The NFL and XFL have reached a partnership agreement that will focus on creating innovation programs and protecting the health of players, the XFL announced Monday.
XFL officials made clear that the collaboration will not include player sharing for developmental purposes, but the alignment is notable given the growing number of alternative leagues in the football landscape.
The XFL is scheduled to resume play in February 2023 under new owners Dany Garcia, Dwayne "The Rock" Johnson and RedBird Capital Partners. News of the agreement comes as a revived USFL works toward its launch April. The deal is nonexclusive and does not prevent either league from working with others moving forward.
The NFL-XFL agreement will give the NFL a "petri dish" to experiment with proposed rules, test new equipment and develop prospective officials and coaches, XFL president Russ Brandon told ESPN.
A Buffalo Bills executive for two decades, Brandon said NFL officials routinely discussed the need for such an outlet after NFL Europe shuttered in 2007.
"People would ask, 'What are the opportunities to look at the game through a different lens from a player development standpoint?'" Brandon told ESPN. "'How can you be an incubator or an accelerant in many different verticals, from officiating to rules innovations to playing surfaces, to player development?' You can go on and on.
"Any opportunity that the NFL has to advance the game of football, I think they've always been open to, and we've had some really good dialogue, led by our ownership group."
Garcia told ESPN that the partnership with the NFL isn't intended to put the XFL "in position [as] a developmental league." In both of its previous incarnations under former owner Vince McMahon, in 2000 and 2020, the XFL could not use players under contract with NFL teams. The XFL suspended operations and declared bankruptcy in April 2020, leading McMahon to sell.

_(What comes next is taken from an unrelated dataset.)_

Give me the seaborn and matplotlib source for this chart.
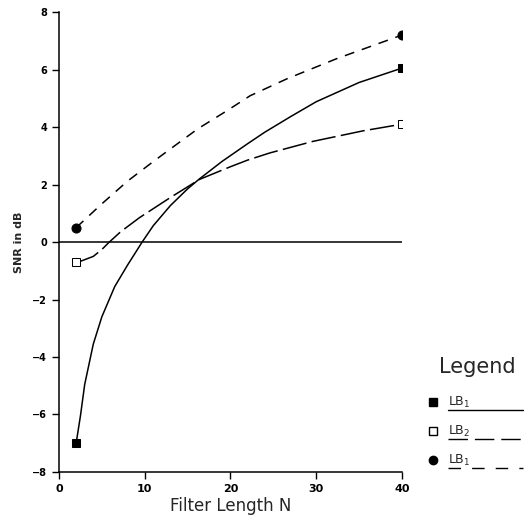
import numpy as np
import pandas as pd
import matplotlib
matplotlib.use("Agg")
import matplotlib.pyplot as plt
import seaborn as sns
from matplotlib.lines import Line2D

# Data
lb1_solid_x = [2, 2.5, 3, 4, 5, 6.5, 8, 9.7, 11, 13, 15, 16.4, 19, 22, 24, 27, 30, 35, 40]
lb1_solid_y = [-7.0, -6.05, -4.95, -3.55, -2.6, -1.55, -0.8, 0.0, 0.57, 1.27, 1.85,
               2.2, 2.8, 3.42, 3.82, 4.36, 4.88, 5.55, 6.05]

lb2_x = [2, 2.5, 4, 5, 5.8, 7.2, 9.4, 13, 16.4, 20, 22, 24.6, 29.6, 35.5, 40]
lb2_y = [-0.7, -0.67, -0.5, -0.26, -0.02, 0.36, 0.85, 1.55, 2.18, 2.62, 2.85, 3.1, 3.5, 3.87, 4.1]

lb1_dash_x = [2, 5, 8, 11, 14, 16.2, 19.6, 22.3, 26.6, 32.4, 36.3, 40]
lb1_dash_y = [0.5, 1.33, 2.12, 2.8, 3.46, 3.94, 4.57, 5.09, 5.68, 6.38, 6.8, 7.2]

legend_labels = ["LB$_1$", "LB$_2$", "LB$_1$"]

sns.set_theme(style="ticks")
plt.rcParams['font.family'] = ['DejaVu Sans']

fig = plt.figure(figsize=(5.24, 5.25), dpi=100)
ax = fig.add_axes([0.1126, 0.101, 0.767 - 0.1126, 0.977 - 0.101])

df1 = pd.DataFrame({"x": lb1_solid_x, "y": lb1_solid_y})
df2 = pd.DataFrame({"x": lb2_x, "y": lb2_y})
df3 = pd.DataFrame({"x": lb1_dash_x, "y": lb1_dash_y})

sns.lineplot(data=df1, x="x", y="y", ax=ax, color="black", lw=1.1,
             marker="s", markevery=[0, -1], markersize=6, markerfacecolor="black",
             markeredgecolor="black", sort=False)
sns.lineplot(data=df2, x="x", y="y", ax=ax, color="black", lw=1.1,
             marker="s", markevery=[0, -1], markersize=6,
             markerfacecolor="white", markeredgecolor="black", sort=False)
l2 = ax.lines[-1]
l2.set_linestyle((0, (16, 3.5)))
sns.lineplot(data=df3, x="x", y="y", ax=ax, color="black", lw=1.1,
             marker="o", markevery=[0, -1], markersize=6.5, markerfacecolor="black",
             markeredgecolor="black", sort=False)
l3 = ax.lines[-1]
l3.set_linestyle((0, (6.5, 5.2)))

ax.axhline(0, xmin=0, xmax=1, color="black", lw=1.1, zorder=1)

ax.set_xlim(0, 40)
ax.set_ylim(-8, 8)
ax.set_xticks([0, 10, 20, 30, 40])
ax.set_yticks([-8, -6, -4, -2, 0, 2, 4, 6, 8])
ax.set_yticklabels(["\u22128", "\u22126", "\u22124", "\u22122", "0", "2", "4", "6", "8"])
for sp in ["top", "right"]:
    ax.spines[sp].set_visible(False)
for sp in ["left", "bottom"]:
    ax.spines[sp].set_linewidth(1.1)
    ax.spines[sp].set_color("black")
ax.tick_params(axis="both", direction="out", length=5, width=1.0, colors="black")
ax.tick_params(axis="y", labelsize=7)
ax.tick_params(axis="x", labelsize=8)
for t in ax.get_yticklabels() + ax.get_xticklabels():
    t.set_fontweight("bold")
ax.set_xlabel("Filter Length N", fontsize=12, labelpad=2)
ax.set_ylabel("SNR in dB", fontsize=8, fontweight="bold", labelpad=6)

# Custom legend drawn at the right side
W, H = 524.0, 525.0
fig.text(477 / W, 1 - 367 / H, "Legend", fontsize=15, ha="center", va="center")
rows = [402, 431, 460]
styles = [dict(marker="s", mfc="black", dashes=None),
          dict(marker="s", mfc="white", dashes=(14, 5)),
          dict(marker="o", mfc="black", dashes=(9, 8))]
for yy, lab, st in zip(rows, legend_labels, styles):
    fig.add_artist(Line2D([433 / W], [1 - yy / H], marker=st["marker"], markersize=6,
                          markerfacecolor=st["mfc"], markeredgecolor="black",
                          linestyle="none", transform=fig.transFigure))
    fig.text(448 / W, 1 - yy / H, lab, fontsize=9, ha="left", va="center")
    ln = Line2D([448 / W, 523 / W], [1 - (yy + 8) / H, 1 - (yy + 8) / H],
                color="black", lw=1.0, transform=fig.transFigure)
    if st["dashes"] is not None:
        ln.set_linestyle((0, st["dashes"]))
    fig.add_artist(ln)

fig.savefig("out.png", dpi=100)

Asked whether the XFL could one day evolve into a position to use allocated NFL players or construct another kind of sharing agreement, as occurred in NFL Europe, Garcia said: "That's a no. We are a spring league. We will play at the highest level in the spring. There is not the anticipation of any player sharing that changes the dynamic. That's not how we're executing our vision."
Garcia, Johnson and Gerry Cardinale of RedBird Capital Partners met last fall with NFL commissioner Roger Goodell and executive vice president of football operations Troy Vincent to begin discussing the partnership. Johnson appeared on the field of Super Bowl LVI, announcing the impending kickoff to fans and the television audience.
The XFL built its 2020 version as a reimagined brand of football and has plans to continue that approach, making the XFL what Garcia said would be a "natural" partner for the NFL.
"One of the things we made clear starting off is that we were going to take a stewardship position on the game and the game of football, expanding it and being impactful to the industry," Garcia said. "So I would say the field sees us as what we are, which is deeply leaning into innovation, and we were confident that having important conversations and articulating what we wanted to accomplish would be advantageous to anyone sitting in the room with us. We're excited about that. Our relationships with football and the NFL are deep and long-standing, so it was a natural process."
In a statement released by the XFL, Vincent said: "The XFL has shown us that innovation is one of its core principles. We are hopeful that this relationship will support further development and improvements in the game of football at all levels."
The XFL's football staff was a regular presence at recent all-star college bowl games. Brandon said the league is working on plans for regional combines this fall, where it will test new approaches to evaluating players, with an eye toward opening training camps by January 2023.